Are Solar Panels Made From Coal?
Solar panels are made out of different types of materials but coal is not one of them. Moreover, some people argue that solar modules are not green as they represent. That’s because they assume that coal is being used for the production of solar panels.
Coal is not directly a part of a solar panel’s composition. However, you will still be able to see how coal is being used by some of the solar module manufacturers during the manufacturing process. The burning of coal could be used during the energy generation process. Factories and manufacturing plants need energy for the manufacturing of solar panels.
Silicon Vs. Coal
Even though sand is abundantly available as raw material, we still need heat to convert that into silicon. For such processes, some solar panel manufacturers are using coal to produce the heat energy for the melting process.
This is something that you will need to be mindful of, especially when you are purchasing solar modules.
Negative Impact of Coal to Solar Panel Industry
If you are concerned about the negative impact that is created by the burning of coal, you should stick to the solar panels that are manufactured without coal burning.
Final Thoughts: What Is A Solar Panel Made Up Of?

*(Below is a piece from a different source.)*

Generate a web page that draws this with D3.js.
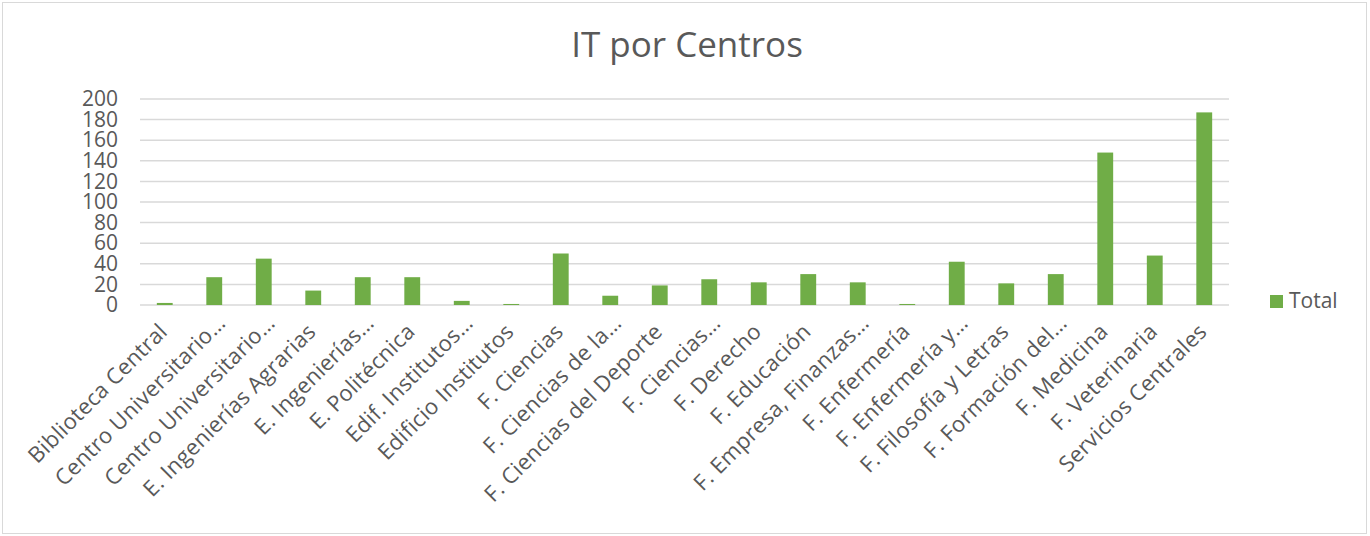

As stated in the first part of this article, around 10 elements comprise a whole solar panel, but it is mostly silicon. Each component has its own purposes and functions.
Additionally, although coal is not one of the components of a solar module, it is still possible that they are used by some manufacturers for the energy requirement during the process.
Finally, it is always amazing to realize how a combination of sands and other raw materials could produce a sustainable energy-generating product. As solar panel prices dramatically go down, it will be a smart move towards a sustainable way of living!